Cette observation ne concerne pas que la religion catholique : dans ses écrits, Calvin parle de « renoncer à soi-même ».
Les relations de ce type, lorsqu’on les observe dans un autre contexte (famille, couple, amitié,etc) sont qualifiées de relations d’emprise. Ces relations sont des relations dans lesquelles les enjeux de pouvoir et de soumission sont au cœur du lien. Dont les objectifs réels sont camouflés sous un discours dans lequel la relation est dite « au service » de la personne, c’est « pour son bien ». Ce sont ces relations qui rendent les abus de toutes sortes possibles et les victimes impuissantes à se défendre. Pour avoir, ne serait-ce que l’idée de se défendre, il faut déjà avoir une conscience minimale de s’appartenir, à soi et à personne d’autre, fût-il un être aimé dont on attend beaucoup.

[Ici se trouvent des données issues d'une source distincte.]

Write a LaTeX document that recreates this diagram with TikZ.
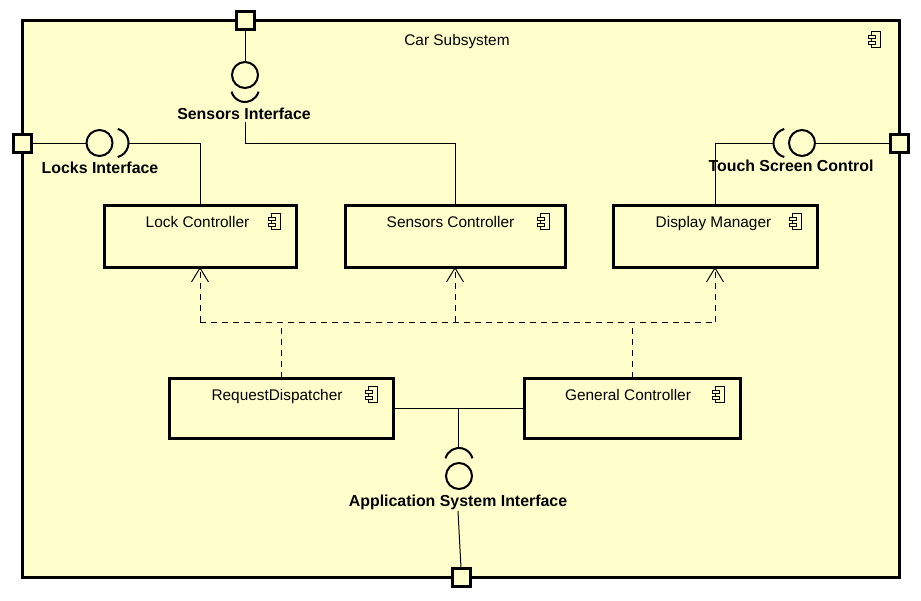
\documentclass[tikz,border=0pt]{standalone}
\usepackage{fontspec}
\setmainfont{Liberation Sans}
\usetikzlibrary{arrows.meta}
\definecolor{compfill}{HTML}{FFFFCC}
\begin{document}
\begin{tikzpicture}[x=1pt,y=-1pt,
 comp/.style={draw,line width=3pt,fill=compfill,inner sep=0pt,outer sep=0pt},
 port/.style={draw,line width=3pt,fill=compfill,minimum size=18pt,inner sep=0pt,outer sep=0pt},
 conn/.style={line width=1pt},
 iface/.style={draw,circle,line width=2pt,minimum size=26pt,inner sep=0pt,outer sep=0pt},
 sock/.style={line width=2pt},
 ctext/.style={font=\fontsize{15.4}{18}\selectfont,inner sep=0pt,anchor=base},
 ltext/.style={font=\fontsize{15.9}{18}\selectfont\bfseries,inner sep=0pt,anchor=base},
 dep/.style={line width=1pt,dash pattern=on 6pt off 5pt},
 deparrow/.style={-{Straight Barb[length=14pt,width=17pt]}},
 compicon/.pic={
   \draw[line width=1pt,fill=compfill] (-24.5,8.5) rectangle (-15.5,24);
   \draw[line width=1pt,fill=compfill] (-27.5,12) rectangle (-21,15);
   \draw[line width=1pt,fill=compfill] (-27.5,18) rectangle (-21,21);
 }
]
\fill[white] (0,0) rectangle (921,600);
\useasboundingbox (0,0) rectangle (921,600);

% outer frame
\node[comp,minimum width=877pt,minimum height=557pt] (frame) at (460.5,298.5) {};
\pic at ([shift={(-3,3)}]frame.north east) {compicon};
\node[ctext] (title) at (457,45.5) {Car Subsystem};

% components
\node[comp,minimum width=192pt,minimum height=62pt] (lc) at (200,236) {};
\node[comp,minimum width=220pt,minimum height=62pt] (sc) at (455,236) {};
\node[comp,minimum width=204pt,minimum height=62pt] (dm) at (715,236) {};
\node[comp,minimum width=224pt,minimum height=60pt] (rd) at (281,408) {};
\node[comp,minimum width=216pt,minimum height=60pt] (gc) at (632,408) {};
\pic at (lc.north east) {compicon};
\pic at (sc.north east) {compicon};
\pic at (dm.north east) {compicon};
\pic at (rd.north east) {compicon};
\pic at (gc.north east) {compicon};
\node[ctext] (lcT) at (197.5,227.5) {Lock Controller};
\node[ctext] (scT) at (450.5,227.5) {Sensors Controller};
\node[ctext] (dmT) at (713.5,227.5) {Display Manager};
\node[ctext] (rdT) at (277,400.5) {RequestDispatcher};
\node[ctext] (gcT) at (628,400.5) {General Controller};

% ports
\node[port] (ptop) at (245,20) {};
\node[port] (pleft) at (22,143) {};
\node[port] (pright) at (899,143) {};
\node[port] (pbot) at (461,577) {};

% Sensors Interface
\node[iface] (sI) at (245,75) {};
\draw[sock] (245,88) ++(15:14) arc[start angle=15,end angle=165,radius=14];
\node[ltext] (sIL) at (244,119.5) {Sensors Interface};
\coordinate (sIs) at (245,122);
\coordinate (sIb) at (245,143);
\draw[conn] (ptop.south) -- (sI.north);
\draw[conn] (sIs) -- (sIb) -| (sc.north);

% Locks Interface
\node[iface] (lI) at (99.5,143) {};
\draw[sock] (114,143) ++(-75:14.5) arc[start angle=-75,end angle=75,radius=14.5];
\coordinate (lIs) at (128.5,143);
\node[ltext] (lIL) at (100,173.3) {Locks Interface};
\draw[conn] (pleft.east) -- (lI.west);
\draw[conn] (lIs) -| (lc.north);

% Touch Screen Control
\node[iface] (tI) at (802,143) {};
\draw[sock] (788,143) ++(105:14.5) arc[start angle=105,end angle=255,radius=14.5];
\coordinate (tIs) at (773.5,143);
\node[ltext] (tIL) at (791,171.7) {Touch Screen Control};
\draw[conn] (pright.west) -- (tI.east);
\draw[conn] (tIs) -| (dm.north);

% Application System Interface
\coordinate (aJ) at (458,408);
\coordinate (aTop) at (458,448);
\draw[conn] (rd.east) -- (gc.west);
\draw[conn] (aJ) -- (aTop);
\draw[sock] (459,462) ++(-165:14) arc[start angle=-165,end angle=-15,radius=14];
\node[iface] (aI) at (459,476) {};
\node[ltext] (aIL) at (458,506.7) {Application System Interface};
\coordinate (aLow) at (458,511);
\draw[conn] (aLow) -- (pbot.north);

% dependencies
\coordinate (dL) at (lc.south |- 0,322);
\coordinate (dM) at (sc.south |- 0,322);
\coordinate (dR) at (dm.south |- 0,322);
\draw[dep] (dL) -- (dR);
\draw[dep] (rd.north) -- (rd.north |- dL);
\draw[dep] (gc.north) -- (gc.north |- dL);
\draw[dep,deparrow] (dL) -- (lc.south);
\draw[dep,deparrow] (dM) -- (sc.south);
\draw[dep,deparrow] (dR) -- (dm.south);
\end{tikzpicture}
\end{document}
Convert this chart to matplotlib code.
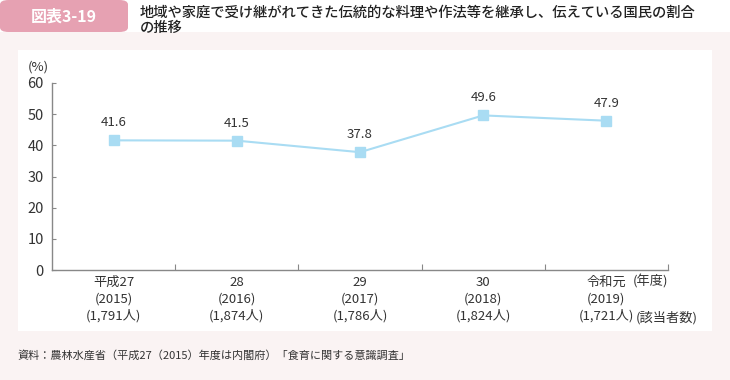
import numpy as np
import matplotlib.pyplot as plt
from matplotlib.patches import Rectangle, FancyBboxPatch

plt.rcParams['font.family'] = ['Noto Sans CJK JP', 'DejaVu Sans']

# data
years = ['平成27\n(2015)\n(1,791人)', '28\n(2016)\n(1,874人)', '29\n(2017)\n(1,786人)',
         '30\n(2018)\n(1,824人)', '令和元\n(2019)\n(1,721人)']
rates = [41.6, 41.5, 37.8, 49.6, 47.9]
yticks = [0, 10, 20, 30, 40, 50, 60]

line_c = '#a9dcf3'
txt_c = '#333333'

fig = plt.figure(figsize=(7.3, 3.8), dpi=100)
fig.patch.set_facecolor('white')
# page background and white panel
fig.add_artist(Rectangle((0, 0), 1, 1 - 32/380, transform=fig.transFigure, fc='#faf3f3', ec='none', zorder=-3))
fig.add_artist(Rectangle((18/730, 1 - 331/380), (712-18)/730, (331-50)/380, transform=fig.transFigure,
                         fc='white', ec='none', zorder=-2))
# header box
fig.add_artist(FancyBboxPatch((0, 1 - 32/380), 128/730, 32/380, boxstyle='round,pad=0,rounding_size=0.012',
                              transform=fig.transFigure, fc='#e6a1b2', ec='none', zorder=-1))
fig.text(64/730, 1 - 17/380, '図表3-19', color='white', fontsize=11.5, fontweight='bold', ha='center', va='center')
fig.text(140/730, 1 - 13/380, '地域や家庭で受け継がれてきた伝統的な料理や作法等を継承し、伝えている国民の割合',
         color='#222222', fontsize=10.3, fontweight='medium', ha='left', va='center')
fig.text(140/730, 1 - 28/380, 'の推移', color='#222222', fontsize=10.3, fontweight='medium', ha='left', va='center')

ax = fig.add_axes([52/730, 1 - 270/380, (668-52)/730, (270-83)/380])
ax.set_facecolor('none')
x = np.arange(len(rates))
ax.plot(x, rates, color=line_c, lw=1.5, marker='s', ms=7, mfc=line_c, mec=line_c, clip_on=False)
for xi, v in zip(x, rates):
    ax.annotate(f'{v}', (xi, v), xytext=(0, 8), textcoords='offset points', ha='center', va='bottom',
                fontsize=9.5, color=txt_c)

ax.set_xlim(-0.5, len(rates) - 0.5)
ax.set_ylim(0, 60)
ax.set_yticks(yticks)
ax.tick_params(axis='y', direction='in', length=3, color='#888888', labelsize=10.5, labelcolor=txt_c, pad=6)
ax.set_xticks(x + 0.5)
ax.set_xticklabels([])
ax.set_xticks(x, minor=True)
ax.set_xticklabels(years, minor=True, fontsize=9.5, color=txt_c, linespacing=1.38)
ax.tick_params(axis='x', which='major', direction='in', length=4, color='#888888')
ax.tick_params(axis='x', which='minor', length=0, pad=4)
for s in ['top', 'right']:
    ax.spines[s].set_visible(False)
for s in ['left', 'bottom']:
    ax.spines[s].set_color('#888888')
    ax.spines[s].set_linewidth(1)

# extras on the last category label
ax.annotate('(年度)', (x[-1], 0), xycoords=('data', 'axes fraction'), xytext=(19, -8.5),
            textcoords='offset points', ha='left', va='center', fontsize=9.5, color=txt_c)
ax.annotate('(該当者数)', (x[-1], 0), xycoords=('data', 'axes fraction'), xytext=(21, -34.5),
            textcoords='offset points', ha='left', va='center', fontsize=9.5, color=txt_c)

ax.text(-0.039, 1.088, '(%)', transform=ax.transAxes, ha='left', va='center', fontsize=9.5, color=txt_c)

fig.text(18/730, 1 - 355/380, '資料：農林水産省（平成27（2015）年度は内閣府）「食育に関する意識調査」',
         fontsize=8, color='#333333', ha='left', va='center')

fig.savefig('out.png', dpi=100, facecolor=fig.get_facecolor())
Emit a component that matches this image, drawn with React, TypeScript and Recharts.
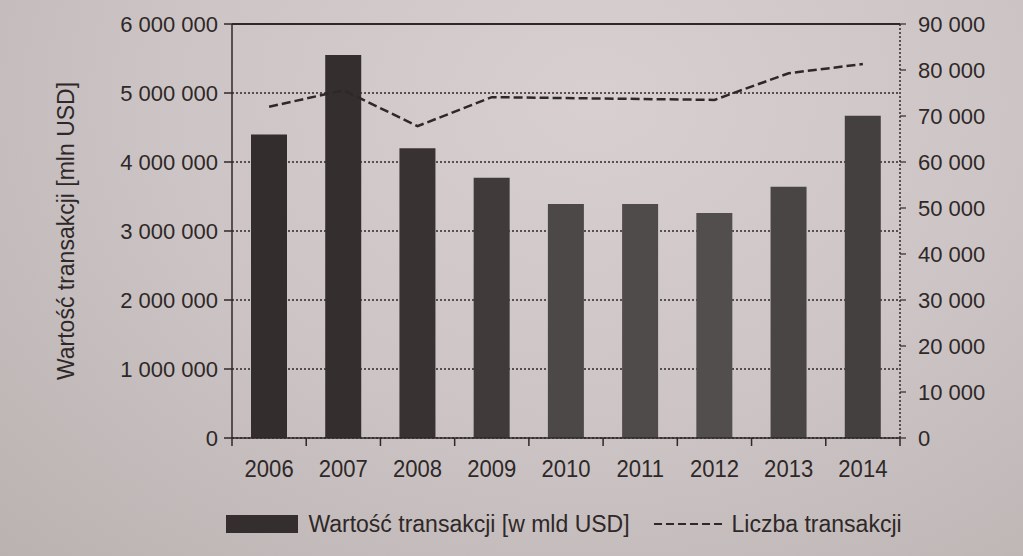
import {
  Bar,
  CartesianGrid,
  Cell,
  ComposedChart,
  Legend,
  Line,
  ReferenceLine,
  XAxis,
  YAxis,
} from "recharts";

const years = ["2006", "2007", "2008", "2009", "2010", "2011", "2012", "2013", "2014"];
const transactionValue = [4400000, 5550000, 4200000, 3770000, 3390000, 3390000, 3260000, 3640000, 4670000];
const transactionCount = [72000, 75600, 67800, 74100, 73900, 73700, 73500, 79300, 81300];
const leftTicks = [0, 1000000, 2000000, 3000000, 4000000, 5000000, 6000000];
const rightTicks = [0, 10000, 20000, 30000, 40000, 50000, 60000, 70000, 80000, 90000];

const data = years.map((year, i) => ({
  year,
  value: transactionValue[i],
  count: transactionCount[i],
}));

const barShades = ["#332d2d", "#342e2e", "#383232", "#403a3a", "#4d4848", "#504b4b", "#534e4e", "#4a4545", "#454040"];

const FONT = '"Liberation Sans", Arial, sans-serif';
const INK = "#2e2828";
const W = 1023;
const H = 556;
const PLOT_LEFT = 232;
const PLOT_RIGHT = 900;
const BAND = (PLOT_RIGHT - PLOT_LEFT) / years.length;

function fmt(v: number) {
  return String(v).replace(/\B(?=(\d{3})+(?!\d))/g, " ");
}

function YearTick(props: any) {
  const { x, y, payload, index } = props;
  return (
    <g>
      {index === 0 && <line x1={x - BAND / 2} y1={y} x2={x - BAND / 2} y2={y + 8} stroke={INK} strokeWidth={1.5} />}
      <line x1={x + BAND / 2} y1={y} x2={x + BAND / 2} y2={y + 8} stroke={INK} strokeWidth={1.5} />
      <text
        x={0}
        y={0}
        transform={`translate(${x},${y + 39}) scale(0.92,1)`}
        textAnchor="middle"
        fill={INK}
        fontSize={24}
        fontFamily={FONT}
      >
        {payload.value}
      </text>
    </g>
  );
}

function ChartLegend() {
  return (
    <div
      style={{
        display: "flex",
        alignItems: "center",
        justifyContent: "center",
        fontFamily: FONT,
        fontSize: 23,
        color: INK,
        height: 56,
        paddingLeft: 105,
      }}
    >
      <span style={{ display: "inline-block", width: 72, height: 18, background: "#342e2e", marginRight: 10 }} />
      <span>Wartość transakcji [w mld USD]</span>
      <svg width={68} height={10} style={{ marginLeft: 24, marginRight: 10 }}>
        <line x1={0} y1={5} x2={68} y2={5} stroke={INK} strokeWidth={2} strokeDasharray="8 4" />
      </svg>
      <span>Liczba transakcji</span>
    </div>
  );
}

export default function App() {
  return (
    <div
      style={{
        position: "absolute",
        left: 0,
        top: 0,
        width: W,
        height: H,
        background: "radial-gradient(ellipse at 58% 18%, #d8d0d0 0%, #cdc5c5 50%, #bab1b1 100%)",
      }}
    >
      <ComposedChart width={W} height={H} data={data} margin={{ top: 24, right: 0, left: 0, bottom: 0 }}>
        <CartesianGrid vertical={false} stroke={INK} strokeDasharray="2 2" strokeWidth={1.5} yAxisId="left" />
        <XAxis
          dataKey="year"
          height={58}
          tick={<YearTick />}
          tickLine={false}
          tickSize={0}
          tickMargin={0}
          axisLine={{ stroke: INK, strokeWidth: 1.5 }}
          interval={0}
        />
        <YAxis
          yAxisId="left"
          width={PLOT_LEFT}
          domain={[0, 6000000]}
          ticks={leftTicks}
          tickFormatter={fmt}
          tick={{ fill: INK, fontSize: 22, fontFamily: FONT }}
          tickSize={8}
          tickMargin={6}
          tickLine={{ stroke: INK, strokeWidth: 1.5 }}
          axisLine={{ stroke: INK, strokeWidth: 1.5 }}
          label={{
            value: "Wartość transakcji [mln USD]",
            angle: -90,
            position: "insideLeft",
            offset: 66,
            style: { textAnchor: "middle", fill: INK, fontSize: 23, fontFamily: FONT },
          }}
        />
        <YAxis
          yAxisId="right"
          orientation="right"
          width={W - PLOT_RIGHT}
          domain={[0, 90000]}
          ticks={rightTicks}
          tickFormatter={fmt}
          tick={{ fill: INK, fontSize: 22, fontFamily: FONT, textAnchor: "start" }}
          tickSize={6}
          tickMargin={12}
          tickLine={{ stroke: INK, strokeWidth: 1.2 }}
          axisLine={{ stroke: INK, strokeWidth: 1.5, strokeDasharray: "2 2" }}
        />
        <ReferenceLine yAxisId="left" y={6000000} stroke={INK} strokeWidth={2} />
        <Legend verticalAlign="bottom" height={60} content={<ChartLegend />} />
        <Bar yAxisId="left" dataKey="value" name="Wartość transakcji [w mld USD]" barSize={36} isAnimationActive={false}>
          {data.map((d, i) => (
            <Cell key={d.year} fill={barShades[i]} />
          ))}
        </Bar>
        <Line
          yAxisId="right"
          dataKey="count"
          name="Liczba transakcji"
          type="linear"
          stroke={INK}
          strokeWidth={2.5}
          strokeDasharray="9 4"
          dot={false}
          isAnimationActive={false}
        />
      </ComposedChart>
    </div>
  );
}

Les abus commis au nom de la religion ne blessent pas seulement le corps, les sentiments, ils atteignent la personne dans ses profondeurs, dans son âme d’enfant, dans son socle intérieur.
Comment vivre lorsque les mots du réconfort ont perdu tout sens : confiance, protection, amour…
La perversion n’est pas seulement celle des comportements de viol et d’abus sexuel, c’est aussi une perversion du langage, de la pensée. Les abus sexuels des prêtres et religieux ont perverti notre langue, celle dans laquelle nous élevons nos enfants, celle dans laquelle nous disons notre amour, celle dans laquelle nous donnons notre parole en gage de notre engagement. Ce sont nos fondements psychiques individuels et collectifs qui sont blessés et dont nous avons à extirper l’emprise du religieux à travers le langage.
Lorsque nous nous sentons « alignés », en communion avec la Nature dont nous faisons partie, nous pouvons nous sentir reliés à plus grand que nous. Cette sensation, d’ordre spirituel, n’est pas signe de la présence invisible d’un dieu. Elle parle de tout ce que nous ignorons encore de l’être humain tout en le pressentant, de ce que nous sommes, des liens qui nous relient à tout être vivant.
Le discours religieux confisque cette sensation, cette ouverture au vivant infiniment plus grand que le petit monde des humains, pour le réduire à un seul mot : Dieu. Et nous avons laissé les religions s’approprier ce sentiment et ce besoin de reliance en le nommant comme « présence de Dieu », élan vers Dieu.
Nous voilà aujourd’hui orphelins, contraints de nous confronter à cette réalité : nous avons à porter nous-même le fardeau de notre conscience humaine, il n’est pas de Dieu ou de représentants de Dieu entre les mains desquels nous puissions nous reposer. Mais c’est aussi le moment d’ouvrir les yeux sur notre lien à la Nature et à la communauté humaine qui ne nous demandent pas – au contraire ! - d’abdiquer notre souveraineté sur nous mêmes et sur nos vies. Et les fondements anarchistes de la Gestalt-thérapie peuvent aussi nous aider à penser et assumer notre responsabilité de nous-mêmes.